The Carolinas and Mid-Atlantic states are bracing for a round of strong thunderstorms and the threat of flash flooding.
A system of storms carrying heavy rain that left hundreds of roads flooded in eastern Tennessee over the weekend is slowing moving northeast.
Nearly 6 million people are under flash flood watches and warnings as the storm slowly moves northeast, the National Weather Service said.
There's a high risk of flash flooding from Charleston, SC to Fayetteville, NC where residents could see 6 to 10 inches fall through Tuesday morning, CNN meteorologist Michael Guy said.
Some isolated areas could see even higher amounts of rain.
Over the weekend, storms carrying about 2-4 inches of rain caused flash flooding in areas parched from drought in Tennessee and southwestern Virginia.
Tennessee and Virginia
Schools in more than a dozen districts in eastern Tennessee and southwest Virginia are closed Monday to ensure safety as the water recedes.

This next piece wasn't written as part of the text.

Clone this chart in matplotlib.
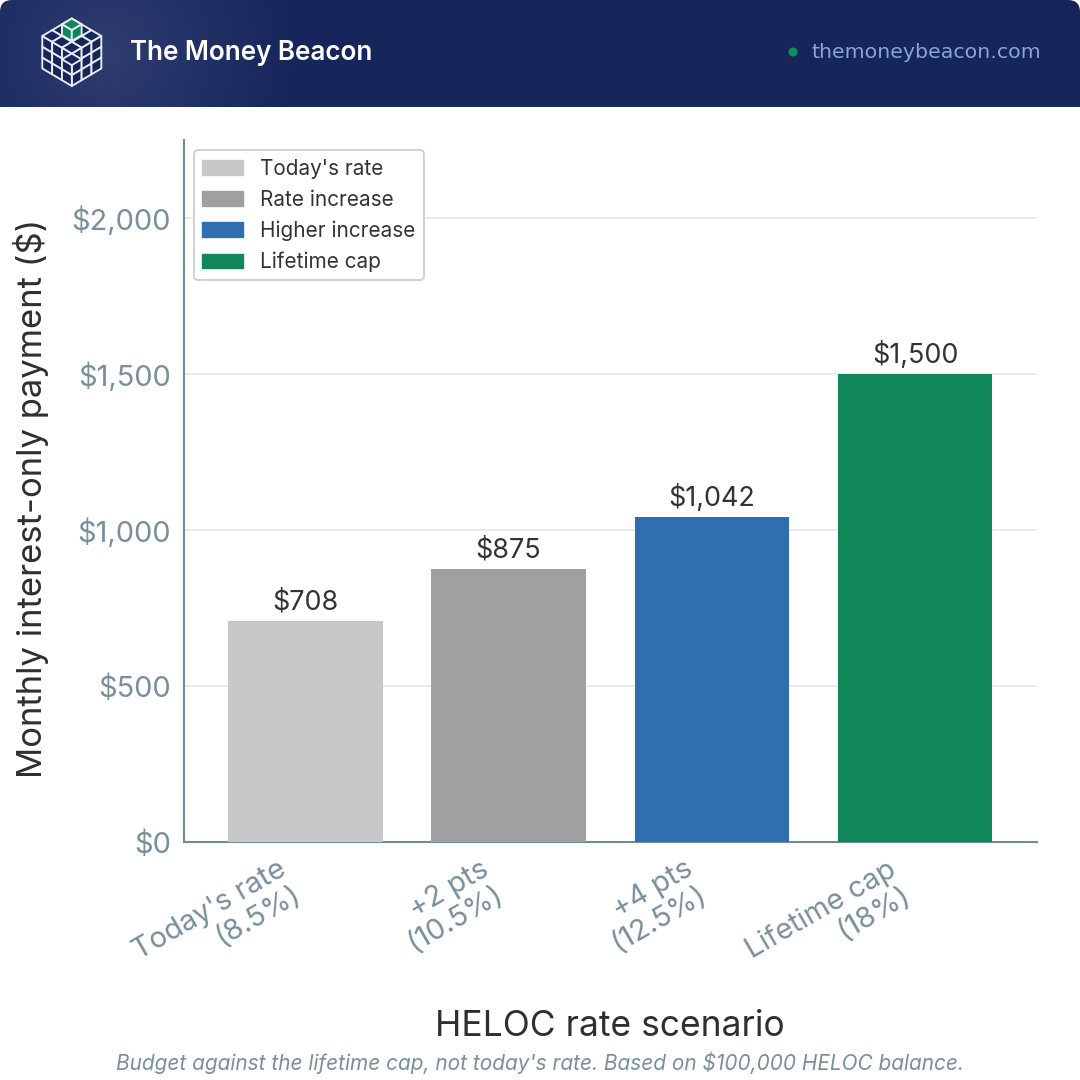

Roads were flooded around several schools, storm drains were nearly full and water was flowing into a school's cafeteria Sunday near Knoxville.

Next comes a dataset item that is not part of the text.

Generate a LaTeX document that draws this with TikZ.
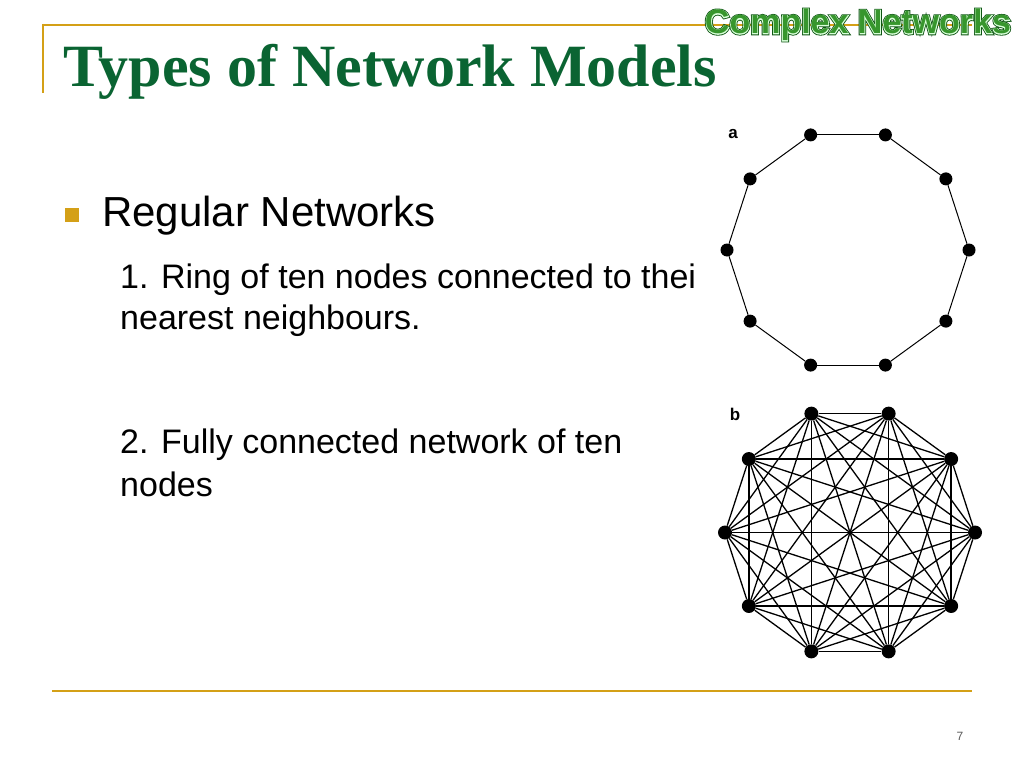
\documentclass[tikz,border=0pt]{standalone}
\usepackage{fontspec}
\setmainfont{Liberation Sans}
\newfontfamily\titlefont{Liberation Serif}
\newfontfamily\logoouter[FakeBold=9]{Liberation Sans Bold}
\newfontfamily\logoinner[FakeBold=4]{Liberation Sans Bold}
\newfontfamily\logocore{Liberation Sans Bold}
\definecolor{gold}{RGB}{212,160,23}
\definecolor{titlegreen}{RGB}{10,100,50}
\definecolor{logodark}{RGB}{15,85,20}
\definecolor{logogreen}{RGB}{55,150,45}
\definecolor{pagegray}{RGB}{90,90,90}
\begin{document}
\begin{tikzpicture}[x=1pt,y=-1pt,
  rule/.style={gold, line width=2.2pt},
  bodytext/.style={anchor=base west, inner sep=0pt, text=black},
  dotA/.style={circle, fill=black, inner sep=0pt, minimum size=13pt},
  dotB/.style={circle, fill=black, inner sep=0pt, minimum size=14pt},
  ringedge/.style={black, line width=1.0pt},
  fulledge/.style={black, line width=1.3pt},
  panellabel/.style={inner sep=0pt, font=\bfseries\fontsize{17}{17}\selectfont},
  logosize/.style={inner sep=0pt}
]
\useasboundingbox (0,0) rectangle (1024,768);
\fill[white] (0,0) rectangle (1024,768);

% frame rules
\coordinate (tl) at (42,25);
\coordinate (tr) at (972,25);
\coordinate (vb) at (43,93);
\coordinate (vt) at (43,24);
\coordinate (bl) at (52,691);
\coordinate (br) at (972,691);
\draw[rule] (tl) -- (tr);
\draw[rule] (vt) -- (vb);
\draw[rule] (bl) -- (br);

% logo
\node[logosize, text=logodark, font=\logoouter\fontsize{34}{34}\selectfont] (logoo) at (858,25) {Complex Networks};
\node[logosize, text=white!85!green, font=\logoinner\fontsize{34}{34}\selectfont] (logow) at (858,25) {Complex Networks};
\node[logosize, text=logogreen, font=\logocore\fontsize{34}{34}\selectfont] (logo) at (858,25) {Complex Networks};

% title
\node[anchor=base west, inner sep=0pt, text=titlegreen,
      font=\titlefont\bfseries\fontsize{60}{62}\selectfont] (title) at (63,86) {Types of Network Models};

% bullet and texts
\node[fill=gold, inner sep=0pt, minimum size=14pt] (bullet) at (72,215) {};
\node[bodytext, font=\fontsize{42}{48}\selectfont] (reg) at (102,226) {Regular Networks};
\node[bodytext, font=\fontsize{34}{40}\selectfont] (l1) at (120,288) {1. Ring of ten nodes connected to thei};
\node[bodytext, font=\fontsize{34}{40}\selectfont] (l2) at (120,329) {nearest neighbours.};
\node[bodytext, font=\fontsize{34}{40}\selectfont] (l3) at (120,453) {2. Fully connected network of ten};
\node[bodytext, font=\fontsize{34}{40}\selectfont] (l4) at (120,496) {nodes};

% page number
\node[inner sep=0pt, text=pagegray, font=\fontsize{12}{12}\selectfont] (pnum) at (960,736) {7};

% panel a: ring
\node[panellabel] (la) at (733,134) {a};
\foreach \i in {0,...,9}{
  \node[dotA] (a\i) at ({848+121*cos(36*\i)},{250-121*sin(36*\i)}) {};
}
\foreach \i in {0,...,9}{
  \pgfmathtruncatemacro\nxt{mod(\i+1,10)}
  \draw[ringedge] (a\i) -- (a\nxt);
}

% panel b: complete graph
\node[panellabel] (lb) at (735,414) {b};
\foreach \i in {0,...,9}{
  \node[dotB] (b\i) at ({850+125*cos(36*\i)},{532.5-125*sin(36*\i)}) {};
}
\foreach \i in {0,...,8}{
  \pgfmathtruncatemacro\s{\i+1}
  \foreach \j in {\s,...,9}{
    \draw[fulledge] (b\i) -- (b\j);
  }
}
\end{tikzpicture}
\end{document}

Tim Parrott, director of Anderson County Schools, said it's uncommon for them to cancel classes due to flooding.
"Any time you do it, it's a gamble but anytime you do, we want to gamble on the students being safe," Parrot told CNN affiliate WATE-TV.

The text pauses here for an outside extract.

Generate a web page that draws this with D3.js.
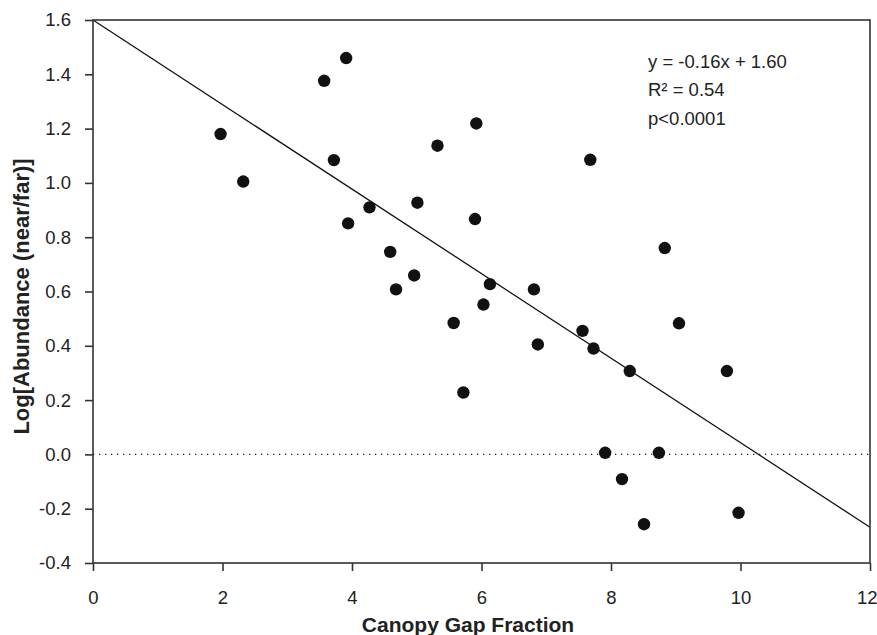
<!DOCTYPE html>
<html>
<head>
<meta charset="utf-8">
<script src="https://cdn.jsdelivr.net/npm/d3@7"></script>
<style>
  body { margin: 0; background: #fff; }
  text { font-family: "Liberation Sans", Arial, sans-serif; fill: #222; }
</style>
</head>
<body>
<div class="canvas"></div>
<script>
// canopy gap fraction vs log abundance
const gapFraction = [1.97, 2.32, 3.57, 3.91, 3.72, 3.94, 4.27, 4.59, 4.68, 4.96, 5.01, 5.32,
    5.92, 5.90, 6.13, 6.81, 6.03, 5.57, 6.87, 7.56, 7.73, 5.72,
    7.68, 8.83, 9.05, 8.29, 9.79, 7.91, 8.74, 8.17, 8.51, 9.97];
const logAbundance = [1.18, 1.005, 1.376, 1.46, 1.084, 0.851, 0.91, 0.746, 0.608, 0.659, 0.927, 1.137,
    1.219, 0.867, 0.627, 0.608, 0.552, 0.484, 0.405, 0.455, 0.39, 0.228,
    1.085, 0.76, 0.483, 0.307, 0.307, 0.006, 0.006, -0.091, -0.257, -0.215];

const xTicks = [0, 2, 4, 6, 8, 10, 12];
const yTicks = [-0.4, -0.2, 0, 0.2, 0.4, 0.6, 0.8, 1.0, 1.2, 1.4, 1.6];

const fitIntercept = 1.6;
const fitSlope = -0.1557;
const statLines = ["y = -0.16x + 1.60", "R² = 0.54", "p<0.0001"];

const width = 877, height = 635;
const margin = {top: 20, right: 7, bottom: 72, left: 93};

const svg = d3.select(".canvas").append('svg')
    .attr('width', width)
    .attr('height', height);

const x = d3.scaleLinear().domain([0, 12]).range([margin.left, width - margin.right]);
const y = d3.scaleLinear().domain([-0.4, 1.6]).range([height - margin.bottom, margin.top]);

// zero reference line
svg.append('line')
    .attr('x1', x(0)).attr('x2', x(12))
    .attr('y1', y(0)).attr('y2', y(0))
    .attr('stroke', '#222')
    .attr('stroke-width', 1.3)
    .attr('stroke-dasharray', '1.3,4.7');

// regression line
svg.append('line')
    .attr('x1', x(0)).attr('y1', y(fitIntercept))
    .attr('x2', x(12)).attr('y2', y(fitIntercept + fitSlope * 12))
    .attr('stroke', '#111')
    .attr('stroke-width', 1.3);

// points
svg.selectAll('circle')
    .data(gapFraction)
    .enter().append('circle')
    .attr('cx', d => x(d))
    .attr('cy', (d, i) => y(logAbundance[i]))
    .attr('r', 6.2)
    .attr('fill', '#111');

// frame
svg.append('rect')
    .attr('x', x(0)).attr('y', y(1.6))
    .attr('width', x(12) - x(0))
    .attr('height', y(-0.4) - y(1.6))
    .attr('fill', 'none')
    .attr('stroke', '#333')
    .attr('stroke-width', 1.6);

const xAxis = svg.append('g')
    .attr('transform', `translate(0,${y(-0.4)})`)
    .call(d3.axisBottom(x).tickValues(xTicks).tickSize(8).tickSizeOuter(0).tickPadding(20).tickFormat(d => d));
const yAxis = svg.append('g')
    .attr('transform', `translate(${x(0)},0)`)
    .call(d3.axisLeft(y).tickValues(yTicks).tickSize(8).tickSizeOuter(0).tickPadding(14).tickFormat(d => d.toFixed(1)));

[xAxis, yAxis].forEach(g => {
    g.select('.domain').remove();
    g.selectAll('line').attr('stroke', '#333').attr('stroke-width', 1.6);
    g.selectAll('text').attr('font-size', 18.5).attr('fill', '#222')
        .style('font-family', '"Liberation Sans", Arial, sans-serif');
});

// last x label sits against the window edge
xAxis.selectAll('.tick text')
    .filter(d => d === 12)
    .attr('text-anchor', 'end')
    .attr('x', width - x(12));

// axis titles
svg.append('text')
    .attr('x', 468)
    .attr('y', 632)
    .attr('text-anchor', 'middle')
    .attr('font-size', 21)
    .attr('font-weight', 'bold')
    .text('Canopy Gap Fraction');

svg.append('text')
    .attr('transform', `translate(28.5,${(y(-0.4) + y(1.6)) / 2 + 5}) rotate(-90)`)
    .attr('text-anchor', 'middle')
    .attr('font-size', 22)
    .attr('font-weight', 'bold')
    .text('Log[Abundance (near/far)]');

// regression stats
svg.selectAll('.stat')
    .data(statLines)
    .enter().append('text')
    .attr('class', 'stat')
    .attr('x', 648)
    .attr('y', (d, i) => 67.5 + i * 28.5)
    .attr('font-size', 18.5)
    .text(d => d);
</script>
</body>
</html>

Heavy downpours over the weekend also caused a landslide on US Route 441 in Anderson County. The highway was closed for about five hours on Sunday, CNN affiliate WVLT-TV reported.
In Bristol, NASCAR postponed the Food City 500 race Sunday due to the inclement weather.
The race, which is the eighth stop in the Monster Energy NASCAR Cup Series, is now scheduled to start 1 p.m. on Monday.
At the campgrounds near the Bristol Motor Speedway, campers remained hopeful even as they moved to higher grounds when the flood waters began to rise.
"As long as the race is still going on, we're going to be here and we're going to go," one of the campers, William Powell, told CNN affiliate WCYB.
In southwest Virginia, at least a hundred county roads were closed early Monday due to high water, the Virginia Department of Transportation said.